Briggs has been one of the few good news stories of the 2003 season, as the capable rookie has stepped up his level of play to meet the demands of a professional career. Even though he had to leave the field several times during the course of the St Louis game and was sidelined for good shortly before the end of the fourth quarter, he was still able to record 5 solo tackles.
By Monday, Briggs was also nursing a badly swollen right eye, the result of an unintentional Rams finger through the face mask incident during the second half.
"I look and feel like I've been in a fight," Briggs said. "I wasn't too sure who did it because at the time that wasn't my primary concern. He really got me good. It was incredibly painful. I checked to be sure that my eye hadn't popped out. I can't imagine that any player would have done anything like that on purpose."
Battered but for the most part unbowed, Briggs stated that he was looking forward to practice this week but wouldn't be rushing the healing process.
"You want to be sure that something bad doesn't come up later," he said. "It's a matter that the trainers and I will be talking about. Hopefully, I'll be good to go by next Sunday."
For DE Alex Brown, the post game pain was more mental than physical.
"It was so frustrating to be so close to a win," he said. "What we needed was just one more play but we didn't get that right. It's really tough at times, especially when you get that close and it slips away. You end up going through every play in your head for hours after you've left the stadium trying to find that one thing you could have done to make more of a difference."
For Brown, a student of the game who finds satisfaction only in a win, it's all in the details.
"It's never the big plays, it's always the little things," Brown said. "That makes it even harder when you lose. Maybe you were an inch away from toughing the quarterback's arm when he was starting his pass. Maybe you could have rushed a little faster, batting a ball away at the last second. What if you'd been further down field for an interception instead of missing and letting the ball slip through your hands? In retrospect, it's always the little things that turn out to have been crucial."
Brown, who had 5 tackles and one sack, did express a degree of pleasure in the overall level of defensive play.
"Sacks are big time. We wanted that badly and ended up with 5. The coverage by the DBs was excellent. Everybody played hard and went all out for the win. We only needed to stop their offense a little longer to come out on top. Sometimes in close games like this luck comes into play. Obviously, it wasn't on our side."
Are Bears players now suffering through a crisis in confidence? Not in Brown's opinion.
"Overall, we are a confident group of guys. Going into this game nobody thought that we had a chance but we were in it the entire time. We thought that we were going to win, which is why the outcome was such a disappointment."
For Brown, bringing the team to the next level means less time that the defensive unit is on the field.
"We should be out there, get our job done, and then leave to let the offense score some points," Brown said. "That's how you win the game.
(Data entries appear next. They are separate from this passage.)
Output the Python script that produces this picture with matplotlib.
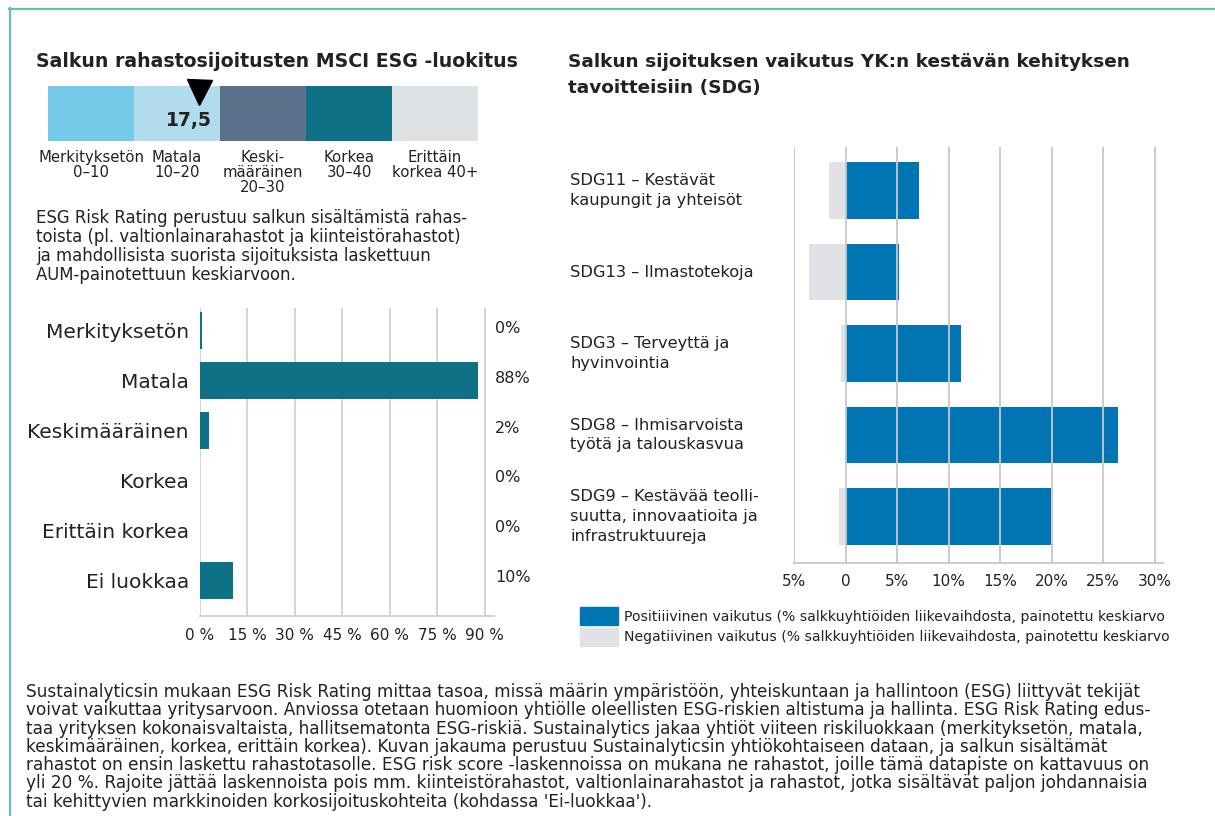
import numpy as np
import matplotlib
matplotlib.use('Agg')
import matplotlib.pyplot as plt
from matplotlib.lines import Line2D
from matplotlib.patches import Rectangle

W, H = 1215, 816

# MSCI ESG scale
scale_edges = [0, 10, 20, 30, 40, 50]
scale_colors = ['#73c9e7', '#b0dced', '#5a718c', '#0f7185', '#dfe2e5']
scale_labels = ['Merkityksetön\n0–10', 'Matala\n10–20', 'Keski-\nmääräinen\n20–30',
                'Korkea\n30–40', 'Erittäin\nkorkea 40+']
score = 17.5
score_text = '17,5'

# ESG risk rating distribution
risk_cats = ['Merkityksetön', 'Matala', 'Keskimääräinen', 'Korkea', 'Erittäin korkea', 'Ei luokkaa']
risk_vals = [0.5, 87.8, 2.7, 0, 0, 10.4]
risk_lbls = ['0%', '88%', '2%', '0%', '0%', '10%']
risk_ticks = [0, 15, 30, 45, 60, 75, 90]

# SDG impact
sdg_cats = ['SDG11 – Kestävät\nkaupungit ja yhteisöt', 'SDG13 – Ilmastotekoja',
            'SDG3 – Terveyttä ja\nhyvinvointia', 'SDG8 – Ihmisarvoista\ntyötä ja talouskasvua',
            'SDG9 – Kestävää teolli-\nsuutta, innovaatioita ja\ninfrastruktuureja']
sdg_pos = [7.15, 5.15, 11.2, 26.45, 19.9]
sdg_neg = [-1.6, -3.5, -0.4, -0.05, -0.65]
sdg_ticks = [-5, 0, 5, 10, 15, 20, 25, 30]
sdg_ticklbls = ['5%', '0', '5%', '10%', '15%', '20%', '25%', '30%']
legend_lbls = ['Positiiivinen vaikutus (% salkkuyhtiöiden liikevaihdosta, painotettu keskiarvo',
               'Negatiivinen vaikutus (% salkkuyhtiöiden liikevaihdosta, painotettu keskiarvo']

title1 = ['Salkun rahastosijoitusten MSCI ESG -luokitus']
title2 = ['Salkun sijoituksen vaikutus YK:n kestävän kehityksen', 'tavoitteisiin (SDG)']
para1 = ['ESG Risk Rating perustuu salkun sisältämistä rahas-',
         'toista (pl. valtionlainarahastot ja kiinteistörahastot)',
         'ja mahdollisista suorista sijoituksista laskettuun',
         'AUM-painotettuun keskiarvoon.']
para2 = ["Sustainalyticsin mukaan ESG Risk Rating mittaa tasoa, missä määrin ympäristöön, yhteiskuntaan ja hallintoon (ESG) liittyvät tekijät",
         "voivat vaikuttaa yritysarvoon. Anviossa otetaan huomioon yhtiölle oleellisten ESG-riskien altistuma ja hallinta. ESG Risk Rating edus-",
         "taa yrityksen kokonaisvaltaista, hallitsematonta ESG-riskiä. Sustainalytics jakaa yhtiöt viiteen riskiluokkaan (merkityksetön, matala,",
         "keskimääräinen, korkea, erittäin korkea). Kuvan jakauma perustuu Sustainalyticsin yhtiökohtaiseen dataan, ja salkun sisältämät",
         "rahastot on ensin laskettu rahastotasolle. ESG risk score -laskennoissa on mukana ne rahastot, joille tämä datapiste on kattavuus on",
         "yli 20 %. Rajoite jättää laskennoista pois mm. kiinteistörahastot, valtionlainarahastot ja rahastot, jotka sisältävät paljon johdannaisia",
         "tai kehittyvien markkinoiden korkosijoituskohteita (kohdassa 'Ei-luokkaa')."]

TXT = '#222222'
plt.rcParams['font.family'] = ['DejaVu Sans']


def fx(x):
    return x / W


def fy(y):
    return 1 - y / H


def ax_px(x0, y0, x1, y1):
    return fig.add_axes([x0 / W, 1 - y1 / H, (x1 - x0) / W, (y1 - y0) / H])


def lines_px(lines, x, y0, pitch, **kw):
    # one text per line, baselines pitch px apart
    for i, ln in enumerate(lines):
        fig.text(fx(x), fy(y0 + i * pitch), ln, va='baseline', color=TXT, **kw)


fig = plt.figure(figsize=(W / 100, H / 100), dpi=100)

# frame lines
fig.add_artist(Line2D([fx(9), 1], [fy(8.5), fy(8.5)], color='#5cc3b8', lw=1.6))
fig.add_artist(Line2D([fx(10), fx(10)], [fy(8), 0], color='#5cc3b8', lw=1.6))

# titles
lines_px(title1, 36, 67, 26, fontsize=13.6, fontweight='bold')
lines_px(title2, 568, 67, 26, fontsize=13.3, fontweight='bold')

# scale bar
axs = ax_px(48, 86, 478, 141)
for i in range(len(scale_colors)):
    axs.barh(0.5, scale_edges[i + 1] - scale_edges[i], left=scale_edges[i], height=1,
             color=scale_colors[i])
    axs.text((scale_edges[i] + scale_edges[i + 1]) / 2, -0.17, scale_labels[i], ha='center',
             va='top', fontsize=10.7, color=TXT, linespacing=0.98)
axs.plot([score], [0.9], marker='v', markersize=18, color='black', clip_on=False)
axs.text(score + 1.6, 0.38, score_text, ha='right', va='center', fontsize=13.5,
         fontweight='bold', color=TXT)
axs.set_xlim(0, 50)
axs.set_ylim(0, 1)
axs.axis('off')

lines_px(para1, 36, 223, 19, fontsize=11.9)

# risk distribution chart
ax1 = ax_px(200, 308, 494, 616)
y1 = np.arange(len(risk_cats))
ax1.barh(y1, risk_vals, height=0.74, color='#0f7185', zorder=2)
ax1.set_xlim(0, 93)
ax1.set_ylim(5.72, -0.46)
ax1.set_xticks(risk_ticks)
ax1.set_xticklabels([f'{t} %' for t in risk_ticks], fontsize=11, color=TXT)
ax1.set_yticks(y1)
ax1.set_yticklabels(risk_cats, fontsize=14.5, color=TXT)
ax1.tick_params(length=0, pad=8)
ax1.tick_params(axis='x', pad=9)
ax1.grid(axis='x', color='#d0d0d0', lw=1.3, zorder=0)
for s in ['top', 'right', 'left']:
    ax1.spines[s].set_visible(False)
ax1.spines['bottom'].set_color('#d0d0d0')
ax1.spines['bottom'].set_linewidth(1.3)
for yy, lb in zip(y1, risk_lbls):
    ax1.text(1.003, yy - 0.05, lb, transform=ax1.get_yaxis_transform(), ha='left',
             va='center', fontsize=11.5, color=TXT)

# SDG chart
ax2 = ax_px(794, 147, 1163, 563)
y2 = np.arange(len(sdg_cats))
ax2.barh(y2, sdg_neg, height=0.69, color='#e0e2e6', zorder=1)
ax2.barh(y2, sdg_pos, height=0.69, color='#0075b4', zorder=2)
ax2.set_xlim(-5, 30.8)
ax2.set_ylim(4.57, -0.534)
ax2.set_xticks(sdg_ticks)
ax2.set_xticklabels(sdg_ticklbls, fontsize=11, color=TXT)
ax2.set_yticks([])
ax2.tick_params(length=0, pad=8)
for t in sdg_ticks:
    ax2.axvline(t, color='#c8c8c8', lw=1.3, zorder=3)
for s in ['top', 'right', 'left']:
    ax2.spines[s].set_visible(False)
ax2.spines['bottom'].set_color('#c8c8c8')
ax2.spines['bottom'].set_linewidth(1.3)
for yy, lb in zip(y2, sdg_cats):
    ax2.text(-0.607, yy, lb, transform=ax2.get_yaxis_transform(), ha='left', va='center',
             fontsize=11.7, color=TXT, linespacing=1.38)

# legend swatches
for i, (c, lb) in enumerate(zip(['#0075b4', '#e0e2e6'], legend_lbls)):
    top = 607 + i * 21
    fig.add_artist(Rectangle((fx(580), fy(top + 18)), 38 / W, 18 / H, color=c,
                             transform=fig.transFigure))
    fig.text(fx(624), fy(top + 9.5), lb, va='center', fontsize=10.1, color=TXT)

lines_px(para2, 26, 697, 18.3, fontsize=12.15)

fig.savefig('out.png', dpi=100)
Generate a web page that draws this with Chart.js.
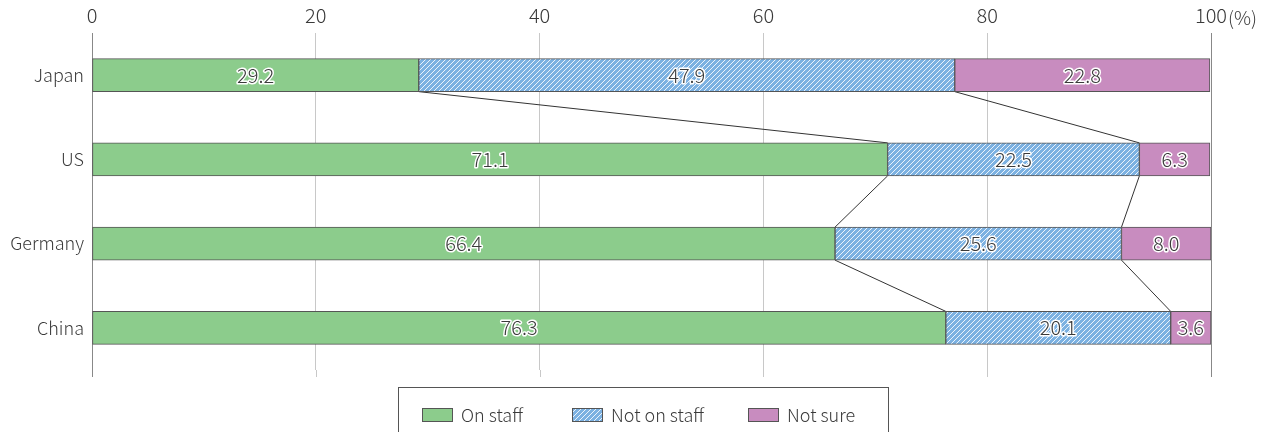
<!DOCTYPE html>
<html>
<head>
<meta charset="utf-8">
<script src="https://cdn.jsdelivr.net/npm/chart.js@4"></script>
<style>
  html, body { margin: 0; padding: 0; background: #fff; }
  #wrap { width: 1266px; height: 432px; }
</style>
</head>
<body>
<div id="wrap"><canvas id="chart1" width="1266" height="432"></canvas></div>
<script>
// data
var countries = ['Japan', 'US', 'Germany', 'China'];
var onStaff = [29.2, 71.1, 66.4, 76.3];
var notOnStaff = [47.9, 22.5, 25.6, 20.1];
var notSure = [22.8, 6.3, 8.0, 3.6];
var seriesNames = ['On staff', 'Not on staff', 'Not sure'];
var xTicks = [0, 20, 40, 60, 80, 100];

var FONT = "'Noto Sans CJK JP', 'Noto Sans', sans-serif";
var TEXT = '#3a3a3a';

// hatch fill for "Not on staff"
function makeHatch(){
    var c = document.createElement('canvas');
    c.width = 5; c.height = 5;
    var g = c.getContext('2d');
    g.fillStyle = '#7cb1e1';
    g.fillRect(0, 0, 5, 5);
    g.strokeStyle = 'rgba(255,255,255,0.85)';
    g.lineWidth = 1;
    g.beginPath();
    g.moveTo(-1, 6); g.lineTo(6, -1);
    g.moveTo(-1, 1); g.lineTo(1, -1);
    g.moveTo(4, 6); g.lineTo(6, 4);
    g.stroke();
    return g.createPattern(c, 'repeat');
}
var hatch = makeHatch();
var fills = ['#8ccc8c', hatch, '#c88cbf'];

// lines joining the segment boundaries of neighbouring bars
var connectors = {
    id: 'connectors',
    beforeDatasetsDraw: function(chart){
        var c = chart.ctx;
        c.save();
        c.strokeStyle = '#333';
        c.lineWidth = 1;
        for (var d = 0; d < 2; d++){
            var meta = chart.getDatasetMeta(d);
            for (var i = 0; i < countries.length - 1; i++){
                var a = meta.data[i], b = meta.data[i + 1];
                c.beginPath();
                c.moveTo(a.x, a.y + a.height / 2);
                c.lineTo(b.x, b.y - b.height / 2);
                c.stroke();
            }
        }
        c.restore();
    }
};

// value labels with white halo
var valueLabels = {
    id: 'valueLabels',
    afterDatasetsDraw: function(chart){
        var c = chart.ctx;
        c.save();
        c.font = '300 20px ' + FONT;
        c.textAlign = 'center';
        c.textBaseline = 'middle';
        c.lineJoin = 'round';
        chart.data.datasets.forEach(function(ds, d){
            var meta = chart.getDatasetMeta(d);
            meta.data.forEach(function(el, i){
                var t = ds.data[i].toFixed(1);
                var x = (el.x + el.base) / 2;
                c.strokeStyle = '#fff';
                c.lineWidth = 3;
                c.strokeText(t, x, el.y);
                c.fillStyle = TEXT;
                c.fillText(t, x, el.y);
            });
        });
        c.restore();
    }
};

// (%) unit, grid stubs below the plot, boxed legend
var extras = {
    id: 'extras',
    afterDraw: function(chart){
        var c = chart.ctx;
        var xs = chart.scales.x;
        var area = chart.chartArea;
        c.save();
        xs.ticks.forEach(function(t){
            var x = Math.round(xs.getPixelForValue(t.value)) + 0.5;
            c.strokeStyle = (t.value === 0 || t.value === 100) ? '#888' : '#c8c8c8';
            c.lineWidth = 1;
            c.beginPath();
            c.moveTo(x, area.bottom);
            c.lineTo(x, area.bottom + 7);
            c.stroke();
        });
        c.font = '300 19px ' + FONT;
        c.fillStyle = TEXT;
        c.textAlign = 'left';
        c.textBaseline = 'middle';
        c.fillText('(%)', xs.getPixelForValue(100) + 17, 18);

        // legend
        c.font = '300 18px ' + FONT;
        c.strokeStyle = '#555';
        c.lineWidth = 1;
        c.strokeRect(398.5, 387.5, 490, 50);
        var sw = [422, 572, 748];
        chart.data.datasets.forEach(function(ds, d){
            c.fillStyle = ds.backgroundColor;
            c.fillRect(sw[d], 408, 31, 14);
            c.strokeStyle = '#555';
            c.strokeRect(sw[d] + 0.5, 408.5, 30, 13);
            c.fillStyle = TEXT;
            c.fillText(ds.label, sw[d] + 39, 415);
        });
        c.restore();
    }
};

var datasets = [onStaff, notOnStaff, notSure].map(function(vals, i){
    return {
        label: seriesNames[i],
        data: vals,
        backgroundColor: fills[i],
        borderColor: '#555',
        borderWidth: 1,
        borderSkipped: false,
        barThickness: 33
    };
});

new Chart(document.getElementById('chart1').getContext('2d'), {
    type: 'bar',
    data: { labels: countries, datasets: datasets },
    plugins: [connectors, valueLabels, extras],
    options: {
        indexAxis: 'y',
        responsive: false,
        animation: false,
        layout: { padding: { left: 0, right: 55, top: 0, bottom: 62 } },
        plugins: { legend: { display: false }, tooltip: { enabled: false } },
        scales: {
            x: {
                position: 'top',
                stacked: true,
                min: 0,
                max: 100,
                afterBuildTicks: function(scale){
                    scale.ticks = xTicks.map(function(v){ return { value: v }; });
                },
                afterFit: function(scale){ scale.height = 33; },
                border: { display: false },
                grid: {
                    drawTicks: false,
                    color: function(ctx){
                        var v = ctx.tick && ctx.tick.value;
                        return (v === 0 || v === 100) ? '#888' : '#c8c8c8';
                    }
                },
                ticks: { color: TEXT, padding: 6, font: { family: FONT, size: 20, weight: '300' } }
            },
            y: {
                stacked: true,
                afterFit: function(scale){ scale.width = 92; },
                border: { display: false },
                grid: { display: false },
                ticks: { color: TEXT, padding: 0, font: { family: FONT, size: 18, weight: '300' } }
            }
        }
    }
});
</script>
</body>
</html>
You have to give the Rams credit because they found that way to make things happen."
Does ‘making things happen' for the Bears involve moving Rex Grossman up to starter?
"I can't say. That's not my call. I don't make those kinds of decisions," Brown said." But I do know Rex well. I've been friends with him for years. I know that he is a playmaker who definitely will spark an offense. But at this point, that's only my opinion. He can't prove that until he gets out there. When his time does come, he's going to make an impact."